It has occurred to me that, among other snags in our cultural fabric, “compassion” has hooked American society—defined according to my dictionary: “Deep awareness of the suffering of another coupled with the wish to relieve it.” Now, more than individual human sympathy, it’s become an actively organized and politicized industry, extending to animals (and in some distorted minds, even to plants).
No longer do people “suffer in silence.” They proclaim all their personal afflictions and those of others through the social media—advocates of the distressed loudly and publicly demand concern. Activists tell us to “get involved.” Coalitions and associations of causes organize to “make a difference.” All manner of offended and disadvantaged carry their crosses to the media and courts.
Worse, our legislators entangle us in laws, regulations and rulings that require everyone to bear the burdens expected to relieve a growing parade of sympathies—some clearly ridiculous.
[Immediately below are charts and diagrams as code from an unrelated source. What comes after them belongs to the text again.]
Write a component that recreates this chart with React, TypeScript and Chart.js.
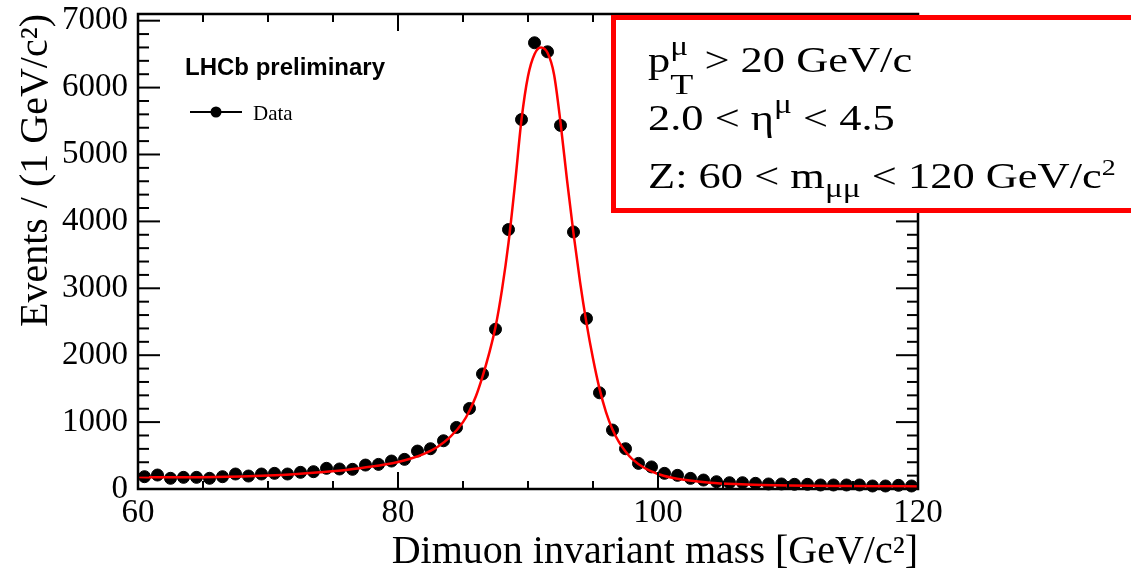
import React, { useEffect, useRef } from "react";
import { Chart, registerables } from "chart.js";

Chart.register(...registerables);

// ---- Data -----------------------------------------------------------
const binCenters = [
  60.5, 61.5, 62.5, 63.5, 64.5, 65.5, 66.5, 67.5, 68.5, 69.5,
  70.5, 71.5, 72.5, 73.5, 74.5, 75.5, 76.5, 77.5, 78.5, 79.5,
  80.5, 81.5, 82.5, 83.5, 84.5, 85.5, 86.5, 87.5, 88.5, 89.5,
  90.5, 91.5, 92.5, 93.5, 94.5, 95.5, 96.5, 97.5, 98.5, 99.5,
  100.5, 101.5, 102.5, 103.5, 104.5, 105.5, 106.5, 107.5, 108.5, 109.5,
  110.5, 111.5, 112.5, 113.5, 114.5, 115.5, 116.5, 117.5, 118.5, 119.5,
];
const eventCounts = [
  184, 209, 160, 174, 174, 160, 184, 224, 194, 224,
  234, 224, 249, 259, 309, 299, 294, 358, 368, 418,
  443, 567, 602, 721, 920, 1204, 1720, 2388, 3878, 5522,
  6670, 6535, 5435, 3842, 2548, 1438, 881, 602, 383, 330,
  234, 204, 159, 134, 109, 94, 94, 85, 75, 75,
  70, 70, 60, 60, 60, 60, 45, 45, 55, 45,
];
const fitMass = [
  60, 62, 64, 66, 68, 70, 72, 74, 76, 78,
  80, 81, 82, 83, 84, 85,
  85.5, 86, 86.5, 87, 87.5, 88, 88.5, 89, 89.5, 90,
  90.5, 91, 91.5, 92, 92.5, 93, 93.5, 94, 94.5, 95,
  95.5, 96, 96.5, 97, 97.5, 98,
  99, 100, 101, 102,
  104, 106, 108, 110,
  114, 118, 120,
];
const fitValue = [
  178, 174, 174, 178, 188, 202, 222, 250, 285, 335,
  405, 455, 525, 625, 775, 1000,
  1170, 1390, 1680, 2020, 2420, 2980, 3680, 4560, 5520, 6170,
  6500, 6600, 6520, 6200, 5480, 4620, 3820, 3100, 2480, 1950,
  1500, 1150, 890, 700, 560, 450,
  310, 225, 172, 137,
  95, 73, 60, 52,
  45, 41, 39,
];
const xTickLabels = [60, 80, 100, 120];
const yTickLabels = [0, 1000, 2000, 3000, 4000, 5000, 6000, 7000];
const X_MIN = 60;
const X_MAX = 120;
const Y_MIN = 0;
const Y_MAX = 7100;

const SERIF = "'Liberation Serif', 'Times New Roman', serif";
const SANS = "'Liberation Sans', Arial, sans-serif";

type Run = { t: string; s: number; dy: number; na?: boolean };

const boxLines: Run[][] = [
  [
    { t: "p", s: 1, dy: 0 },
    { t: "μ", s: 0.75, dy: -0.5, na: true },
    { t: "T", s: 0.85, dy: 0.62 },
    { t: " > 20 GeV/c", s: 1, dy: 0 },
  ],
  [
    { t: "2.0 < η", s: 1, dy: 0 },
    { t: "μ", s: 0.75, dy: -0.5 },
    { t: " < 4.5", s: 1, dy: 0 },
  ],
  [
    { t: "Z: 60 < m", s: 1, dy: 0 },
    { t: "μμ", s: 0.75, dy: 0.26 },
    { t: " < 120 GeV/c", s: 1, dy: 0 },
    { t: "2", s: 0.63, dy: -0.36 },
  ],
];

function drawRuns(ctx: CanvasRenderingContext2D, runs: Run[], x: number, y: number, size: number, sx: number) {
  ctx.save();
  ctx.translate(x, y);
  ctx.scale(sx, 1);
  let cx = 0;
  for (const r of runs) {
    ctx.font = `${size * r.s}px ${SERIF}`;
    ctx.fillText(r.t, cx, r.dy * size);
    if (!r.na) cx += ctx.measureText(r.t).width;
  }
  ctx.restore();
}

const decorPlugin = {
  id: "decor",
  afterDraw(chart: any) {
    const { ctx, chartArea: a, scales } = chart;
    const xs = scales.x;
    const ys = scales.y;
    ctx.save();
    ctx.strokeStyle = "#000";
    ctx.fillStyle = "#000";
    const line = (x1: number, y1: number, x2: number, y2: number) => {
      ctx.beginPath();
      ctx.moveTo(x1, y1);
      ctx.lineTo(x2, y2);
      ctx.stroke();
    };
    // ticks (inward, mirrored)
    ctx.lineWidth = 2;
    for (let v = X_MIN; v <= X_MAX; v += 5) {
      const px = xs.getPixelForValue(v);
      const len = xTickLabels.includes(v) ? 17 : 8;
      line(px, a.bottom, px, a.bottom - len);
      line(px, a.top, px, a.top + len);
    }
    for (let v = Y_MIN; v <= 7000; v += 200) {
      const py = ys.getPixelForValue(v);
      const len = v % 1000 === 0 ? 22 : 11;
      line(a.left, py, a.left + len, py);
      line(a.right, py, a.right - len, py);
    }
    // frame
    ctx.lineWidth = 2.5;
    ctx.strokeRect(a.left, a.top, a.right - a.left, a.bottom - a.top);

    // LHCb label
    ctx.font = `bold 24px ${SANS}`;
    ctx.textBaseline = "alphabetic";
    ctx.textAlign = "left";
    ctx.fillText("LHCb preliminary", 185, 75);
    // Data legend
    ctx.lineWidth = 2;
    line(190, 112, 242, 112);
    ctx.beginPath();
    ctx.arc(216, 112, 5.5, 0, Math.PI * 2);
    ctx.fill();
    ctx.font = `21px ${SERIF}`;
    ctx.fillText("Data", 253, 120);

    // Red box
    ctx.fillStyle = "#fff";
    ctx.fillRect(613, 17, 600, 194);
    ctx.strokeStyle = "#ff0000";
    ctx.lineWidth = 5;
    ctx.strokeRect(613.5, 17.5, 600, 193);
    ctx.fillStyle = "#000";
    const baselines = [72, 130, 188];
    boxLines.forEach((runs, i) => drawRuns(ctx, runs, 648, baselines[i], 35, 1.27));
    ctx.restore();
  },
};

export default function App() {
  const ref = useRef<HTMLCanvasElement | null>(null);
  useEffect(() => {
    if (!ref.current) return;
    const chart = new Chart(ref.current, {
      type: "scatter",
      data: {
        datasets: [
          {
            label: "Data",
            data: binCenters.map((x, i) => ({ x, y: eventCounts[i] })),
            backgroundColor: "#000",
            borderColor: "#000",
            pointRadius: 6,
            pointHoverRadius: 6,
            showLine: false,
            clip: false as any,
            order: 2,
          },
          {
            label: "Fit",
            type: "line" as any,
            data: fitMass.map((x, i) => ({ x, y: fitValue[i] })),
            borderColor: "#ff0000",
            backgroundColor: "#ff0000",
            borderWidth: 2.5,
            pointRadius: 0,
            showLine: true,
            fill: false,
            cubicInterpolationMode: "monotone",
            order: 1,
          } as any,
        ],
      },
      options: {
        animation: false,
        responsive: false,
        devicePixelRatio: 1,
        events: [],
        layout: { padding: { left: 0, top: 14, right: 213, bottom: 0 } },
        plugins: { legend: { display: false }, tooltip: { enabled: false } },
        scales: {
          x: {
            type: "linear",
            min: X_MIN,
            max: X_MAX,
            grid: { display: false, drawTicks: false },
            border: { display: false },
            afterBuildTicks: (s: any) => {
              s.ticks = xTickLabels.map((v) => ({ value: v }));
            },
            afterFit: (s: any) => {
              s.height = 87;
              s.paddingLeft = 0;
              s.paddingRight = 0;
            },
            ticks: {
              color: "#000",
              padding: 5,
              maxRotation: 0,
              autoSkip: false,
              font: { family: SERIF, size: 33 },
              callback: (v: any) => String(v),
            },
            title: {
              display: true,
              text: "Dimuon invariant mass [GeV/c²]",
              align: "end",
              color: "#000",
              font: { family: SERIF, size: 40, lineHeight: 1.2 },
              padding: { top: 0, bottom: 0 },
            },
          },
          y: {
            type: "linear",
            min: Y_MIN,
            max: Y_MAX,
            grid: { display: false, drawTicks: false },
            border: { display: false },
            afterBuildTicks: (s: any) => {
              s.ticks = yTickLabels.map((v) => ({ value: v }));
            },
            afterFit: (s: any) => {
              s.width = 138;
              s.paddingTop = 0;
              s.paddingBottom = 0;
            },
            ticks: {
              color: "#000",
              padding: 10,
              autoSkip: false,
              font: { family: SERIF, size: 33 },
              callback: (v: any) => String(v),
            },
            title: {
              display: true,
              text: "Events / (1 GeV/c²)",
              align: "end",
              color: "#000",
              font: { family: SERIF, size: 40, lineHeight: 1.2 },
              padding: { top: 12, bottom: 0 },
            },
          },
        },
      },
      plugins: [decorPlugin],
    });
    return () => chart.destroy();
  }, []);
  return (
    <div style={{ position: "absolute", left: 0, top: 0, width: 1131, height: 576, background: "#fff" }}>
      <canvas ref={ref} width={1131} height={576} style={{ display: "block" }} />
    </div>
  );
}
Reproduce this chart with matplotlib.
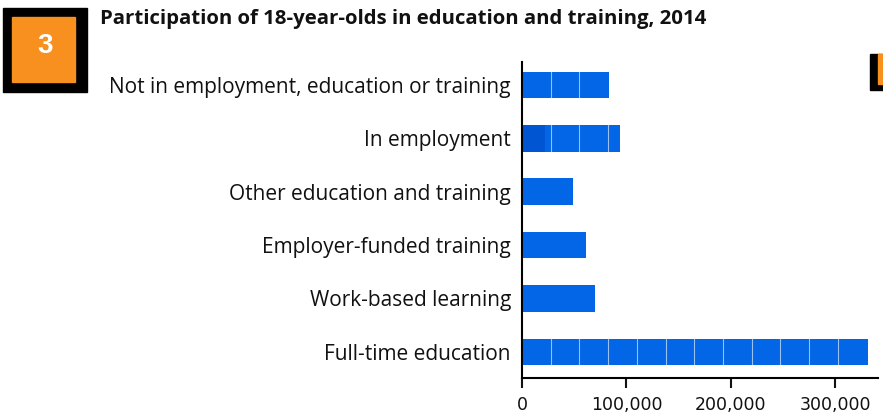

I’m reminded of the unreasonably outrageous extent to which relief of perceived suffering can be taken by a recent news story from Holden Beach. (link) Officials will release feral cats on the island, previously free of these pests. (Chad Adams has commented at this site.)
Normal people understand that the proliferation of untamed cats results in public nuisance: possible spread of rabies, destruction of native wildlife and fights with domestic pets. Allowing savage animals to roam free is irresponsible behavior; but it’s now perversely authorized in the name of “compassion.”
God help us. Elected officials often add to a growing list of insufferable compassions that we must endure.